Setelah sempat salah mengantri, tiba-tiba saya gabung di antrian wanita, palang, lantaran penuh sesaknya shutter. Saya dapat kursi dan duduk manis di sela-sela orang-orang yang pada berdiri. Semua aman terkendali berjalan sesuai SK Gub No 1912/2005.
Hingga tiba suatu ketika, saya menoleh ke sekeliling penumpang. Ada orang tua berdiri mengempit tas. Perempuan bermasker kaya shinobi Konoha Gakure. Tidak ada masalah sama sekali dengan mereka.
Masalah yang mungkin sebenarnya bukan masalah lalu menjadi masalah karena saya memaknainya sebagai masalah ialah, saat mata saya bertemu mata dengan seseorang lelaki muda yang tengah berdiri. Tubuhnya lumayan gendut, tidak seberapa tinggi, menyelempangkan tas sebelah pundak, mengenakan jean ketat, kaos oblong berjaket dan bersandal japit.
Dia menyunggingkan bibirnya. Senyumnya agak tertahan tertarik ke atas sudut bibirnya. Saya terhenyak. Saya kira dia salah orang saja saat melemparkan senyum itu. Pandangan saya langsung saya lempar keras-keras keluar busway hingga terjerembap di got berair putih keruh dan sudah pasti beraroma menyengat bau menjijikan.

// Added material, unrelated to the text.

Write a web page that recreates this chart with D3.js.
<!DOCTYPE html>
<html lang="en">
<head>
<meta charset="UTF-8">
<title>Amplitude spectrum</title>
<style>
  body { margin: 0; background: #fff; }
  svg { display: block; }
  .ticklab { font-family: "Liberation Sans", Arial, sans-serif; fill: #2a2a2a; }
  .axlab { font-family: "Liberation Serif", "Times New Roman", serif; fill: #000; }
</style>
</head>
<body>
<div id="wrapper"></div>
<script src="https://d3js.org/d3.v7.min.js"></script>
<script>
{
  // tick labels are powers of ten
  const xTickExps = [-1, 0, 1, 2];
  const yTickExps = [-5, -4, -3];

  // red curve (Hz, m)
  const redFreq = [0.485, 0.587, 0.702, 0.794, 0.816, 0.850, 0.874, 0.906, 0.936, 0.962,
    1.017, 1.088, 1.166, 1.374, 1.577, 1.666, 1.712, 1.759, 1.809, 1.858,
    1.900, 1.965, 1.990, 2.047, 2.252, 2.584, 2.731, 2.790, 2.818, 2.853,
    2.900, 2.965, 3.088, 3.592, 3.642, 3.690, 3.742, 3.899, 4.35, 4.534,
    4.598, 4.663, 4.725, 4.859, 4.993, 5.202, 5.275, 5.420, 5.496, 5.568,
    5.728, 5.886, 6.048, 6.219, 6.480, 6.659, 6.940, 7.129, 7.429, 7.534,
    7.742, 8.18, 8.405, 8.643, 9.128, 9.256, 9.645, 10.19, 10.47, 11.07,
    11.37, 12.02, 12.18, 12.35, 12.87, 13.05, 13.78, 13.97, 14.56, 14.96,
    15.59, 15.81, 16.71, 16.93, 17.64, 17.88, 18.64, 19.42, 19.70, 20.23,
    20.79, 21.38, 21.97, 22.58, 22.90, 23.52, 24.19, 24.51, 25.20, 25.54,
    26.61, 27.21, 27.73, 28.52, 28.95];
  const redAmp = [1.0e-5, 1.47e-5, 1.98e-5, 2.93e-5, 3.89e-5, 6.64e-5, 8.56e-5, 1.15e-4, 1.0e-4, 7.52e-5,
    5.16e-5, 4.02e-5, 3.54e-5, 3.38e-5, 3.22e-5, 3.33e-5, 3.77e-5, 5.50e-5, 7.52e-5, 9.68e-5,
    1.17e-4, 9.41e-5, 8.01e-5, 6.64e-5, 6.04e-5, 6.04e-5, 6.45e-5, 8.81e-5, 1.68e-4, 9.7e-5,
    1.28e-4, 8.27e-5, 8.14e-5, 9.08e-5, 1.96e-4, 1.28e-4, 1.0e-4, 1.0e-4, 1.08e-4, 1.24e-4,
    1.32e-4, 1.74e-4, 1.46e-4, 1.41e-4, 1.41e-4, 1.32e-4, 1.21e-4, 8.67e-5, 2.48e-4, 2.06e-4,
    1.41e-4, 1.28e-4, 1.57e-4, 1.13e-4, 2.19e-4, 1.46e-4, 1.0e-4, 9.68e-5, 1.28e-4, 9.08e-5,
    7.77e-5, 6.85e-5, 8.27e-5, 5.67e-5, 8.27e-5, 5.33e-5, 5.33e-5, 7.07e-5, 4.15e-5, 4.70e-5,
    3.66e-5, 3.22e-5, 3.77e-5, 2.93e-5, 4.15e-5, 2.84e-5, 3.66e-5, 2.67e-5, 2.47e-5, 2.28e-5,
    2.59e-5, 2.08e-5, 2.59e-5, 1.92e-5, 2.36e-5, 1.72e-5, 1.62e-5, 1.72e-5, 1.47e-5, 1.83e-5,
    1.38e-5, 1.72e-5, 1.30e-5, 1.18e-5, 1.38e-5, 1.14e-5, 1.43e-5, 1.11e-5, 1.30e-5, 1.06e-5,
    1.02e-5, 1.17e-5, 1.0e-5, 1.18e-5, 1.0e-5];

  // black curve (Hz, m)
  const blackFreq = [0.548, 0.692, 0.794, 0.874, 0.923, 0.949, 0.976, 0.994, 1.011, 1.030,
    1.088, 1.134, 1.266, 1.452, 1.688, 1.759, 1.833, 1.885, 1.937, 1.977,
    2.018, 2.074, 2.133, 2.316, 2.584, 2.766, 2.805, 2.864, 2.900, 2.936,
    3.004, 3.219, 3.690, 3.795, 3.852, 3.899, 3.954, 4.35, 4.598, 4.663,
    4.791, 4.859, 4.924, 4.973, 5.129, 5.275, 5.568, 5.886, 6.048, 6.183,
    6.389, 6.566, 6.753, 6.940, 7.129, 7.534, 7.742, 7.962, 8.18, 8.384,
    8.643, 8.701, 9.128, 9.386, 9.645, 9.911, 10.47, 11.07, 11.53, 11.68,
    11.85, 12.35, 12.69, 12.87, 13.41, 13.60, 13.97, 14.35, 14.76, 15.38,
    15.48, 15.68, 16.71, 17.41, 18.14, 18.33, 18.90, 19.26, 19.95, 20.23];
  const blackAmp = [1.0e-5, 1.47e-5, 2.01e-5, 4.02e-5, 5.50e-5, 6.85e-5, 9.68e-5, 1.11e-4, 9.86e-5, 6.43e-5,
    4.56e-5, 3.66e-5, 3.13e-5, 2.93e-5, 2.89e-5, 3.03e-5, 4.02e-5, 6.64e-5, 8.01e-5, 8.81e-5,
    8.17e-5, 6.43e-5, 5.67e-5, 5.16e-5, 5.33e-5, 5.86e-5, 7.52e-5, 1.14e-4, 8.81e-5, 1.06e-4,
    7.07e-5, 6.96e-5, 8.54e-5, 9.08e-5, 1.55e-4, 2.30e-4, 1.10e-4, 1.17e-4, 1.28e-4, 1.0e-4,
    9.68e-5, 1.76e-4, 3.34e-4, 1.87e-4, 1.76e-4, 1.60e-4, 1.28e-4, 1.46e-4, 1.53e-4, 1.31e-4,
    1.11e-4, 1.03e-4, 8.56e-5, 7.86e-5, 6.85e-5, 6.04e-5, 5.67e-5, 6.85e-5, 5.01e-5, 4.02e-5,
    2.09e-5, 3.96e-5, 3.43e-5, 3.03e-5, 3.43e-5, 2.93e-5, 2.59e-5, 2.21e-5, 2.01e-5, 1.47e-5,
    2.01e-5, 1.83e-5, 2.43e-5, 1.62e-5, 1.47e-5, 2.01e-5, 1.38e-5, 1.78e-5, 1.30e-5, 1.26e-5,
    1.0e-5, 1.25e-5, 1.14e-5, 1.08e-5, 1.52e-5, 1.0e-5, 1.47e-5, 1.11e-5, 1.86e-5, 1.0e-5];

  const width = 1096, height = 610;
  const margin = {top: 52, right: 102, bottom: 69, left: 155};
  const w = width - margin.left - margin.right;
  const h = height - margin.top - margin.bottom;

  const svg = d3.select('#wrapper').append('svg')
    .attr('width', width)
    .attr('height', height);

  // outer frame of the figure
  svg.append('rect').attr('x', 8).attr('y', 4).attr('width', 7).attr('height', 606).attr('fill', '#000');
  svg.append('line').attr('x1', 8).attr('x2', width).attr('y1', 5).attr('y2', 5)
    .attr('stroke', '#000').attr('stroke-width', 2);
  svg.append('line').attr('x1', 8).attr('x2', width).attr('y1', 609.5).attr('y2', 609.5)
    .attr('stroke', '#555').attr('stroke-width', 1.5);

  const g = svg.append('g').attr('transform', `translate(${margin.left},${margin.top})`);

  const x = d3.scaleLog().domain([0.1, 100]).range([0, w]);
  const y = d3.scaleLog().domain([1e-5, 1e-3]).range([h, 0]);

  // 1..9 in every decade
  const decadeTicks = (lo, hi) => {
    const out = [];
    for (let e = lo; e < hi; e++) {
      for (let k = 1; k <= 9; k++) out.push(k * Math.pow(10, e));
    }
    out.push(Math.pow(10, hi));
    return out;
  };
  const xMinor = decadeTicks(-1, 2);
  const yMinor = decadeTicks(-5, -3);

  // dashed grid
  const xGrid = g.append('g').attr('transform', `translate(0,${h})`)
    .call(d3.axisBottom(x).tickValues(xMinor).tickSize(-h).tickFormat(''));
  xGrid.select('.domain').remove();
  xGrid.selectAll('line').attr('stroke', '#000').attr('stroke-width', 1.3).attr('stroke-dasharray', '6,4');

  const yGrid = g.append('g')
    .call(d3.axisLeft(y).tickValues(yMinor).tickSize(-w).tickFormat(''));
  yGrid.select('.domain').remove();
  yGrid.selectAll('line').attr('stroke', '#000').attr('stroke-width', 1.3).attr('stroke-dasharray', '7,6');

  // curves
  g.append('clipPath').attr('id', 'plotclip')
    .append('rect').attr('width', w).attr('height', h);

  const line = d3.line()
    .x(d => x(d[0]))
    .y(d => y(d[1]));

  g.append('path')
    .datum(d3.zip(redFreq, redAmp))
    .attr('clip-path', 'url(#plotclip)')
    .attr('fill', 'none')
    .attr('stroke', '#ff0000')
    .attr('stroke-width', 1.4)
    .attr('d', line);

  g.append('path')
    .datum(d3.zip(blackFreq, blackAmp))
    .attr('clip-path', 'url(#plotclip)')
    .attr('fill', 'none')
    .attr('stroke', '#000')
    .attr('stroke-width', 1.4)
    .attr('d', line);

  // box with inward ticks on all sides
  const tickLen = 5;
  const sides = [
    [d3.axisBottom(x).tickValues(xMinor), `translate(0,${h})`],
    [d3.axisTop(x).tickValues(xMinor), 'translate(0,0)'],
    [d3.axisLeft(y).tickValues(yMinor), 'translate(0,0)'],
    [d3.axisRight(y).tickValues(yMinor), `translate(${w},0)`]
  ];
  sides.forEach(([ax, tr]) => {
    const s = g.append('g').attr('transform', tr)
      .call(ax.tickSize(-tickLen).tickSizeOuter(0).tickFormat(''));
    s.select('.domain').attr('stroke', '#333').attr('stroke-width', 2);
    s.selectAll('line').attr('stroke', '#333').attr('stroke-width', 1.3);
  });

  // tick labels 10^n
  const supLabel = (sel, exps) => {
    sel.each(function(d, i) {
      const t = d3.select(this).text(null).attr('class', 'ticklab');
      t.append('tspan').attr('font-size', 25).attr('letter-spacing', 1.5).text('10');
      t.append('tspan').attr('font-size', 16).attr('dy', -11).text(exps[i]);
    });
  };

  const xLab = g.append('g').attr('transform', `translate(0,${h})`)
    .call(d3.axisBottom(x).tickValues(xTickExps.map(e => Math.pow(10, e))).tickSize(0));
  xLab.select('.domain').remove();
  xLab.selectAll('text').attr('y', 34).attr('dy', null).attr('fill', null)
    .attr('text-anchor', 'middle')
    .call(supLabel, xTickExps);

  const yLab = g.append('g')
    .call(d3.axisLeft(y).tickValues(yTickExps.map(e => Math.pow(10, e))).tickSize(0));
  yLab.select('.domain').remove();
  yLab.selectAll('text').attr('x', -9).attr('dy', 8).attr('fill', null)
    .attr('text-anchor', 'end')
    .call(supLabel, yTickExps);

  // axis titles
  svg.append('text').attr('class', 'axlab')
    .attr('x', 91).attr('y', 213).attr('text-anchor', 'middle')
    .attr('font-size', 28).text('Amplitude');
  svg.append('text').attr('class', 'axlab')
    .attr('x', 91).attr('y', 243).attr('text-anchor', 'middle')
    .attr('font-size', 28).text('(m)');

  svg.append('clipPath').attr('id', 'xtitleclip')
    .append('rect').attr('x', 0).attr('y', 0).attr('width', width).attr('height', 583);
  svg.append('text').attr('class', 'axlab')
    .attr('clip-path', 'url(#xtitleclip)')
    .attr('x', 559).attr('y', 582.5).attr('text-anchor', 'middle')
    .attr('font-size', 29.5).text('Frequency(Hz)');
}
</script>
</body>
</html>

Saya coba sedikit melirik. Eh dia masih senyum-senyum juga. Tak saya indahkan. Mungkin dia orang yang kenal saya, namun saya tak kenal dia. Bukankah itu sebuah hil yang musta alias mustahil. Ya, mustahil. Meski tidak ada yangmustahil di dunia ini. Saya paksakan itu mustahil.
Usut punya usut, berprasangka dan menduga, saya jadi takut-takut geli dengan pikiran saya sendiri. Jangan-jangan dia itu jangan, eh jaran, eh bukan. Kan pikiran saya jadi kemana-mana.
Bukan tanpa sebab, senyumnya itu makin menjadi-jadi setelah saya beranikan diri untuk menatap matanya. Ngeri. Geli. Jijay. Dan sebangsanya. Malahan dia sempat mencuri-curi pandang dengan memiring-miringkan badanya yang jelas-jelas terhalang orang yang berdiri di depanya untuk dapat melemparkan senyum bejatnya pada saya. Sungguh-sungguh pengalaman menggelikan dan menggilakan.
Tak banyak cakap, saat busway berhenti, saya turun saja. Berganti yang lain yang dapat menghembuskan kenyamanan dan kegelodakan sana sini, lantaran yang saya tumpangi bus tua dengan sepi penumpang. Ujungnya saya tiba dengan tidak kurang apapun, dompet, hape. Malahan saya dapat bonus. Bonus kenangan senyum mesum dari lelaki tambun yang rasanya ingin saya gantung jadikan samsak buat tinju tiap saat.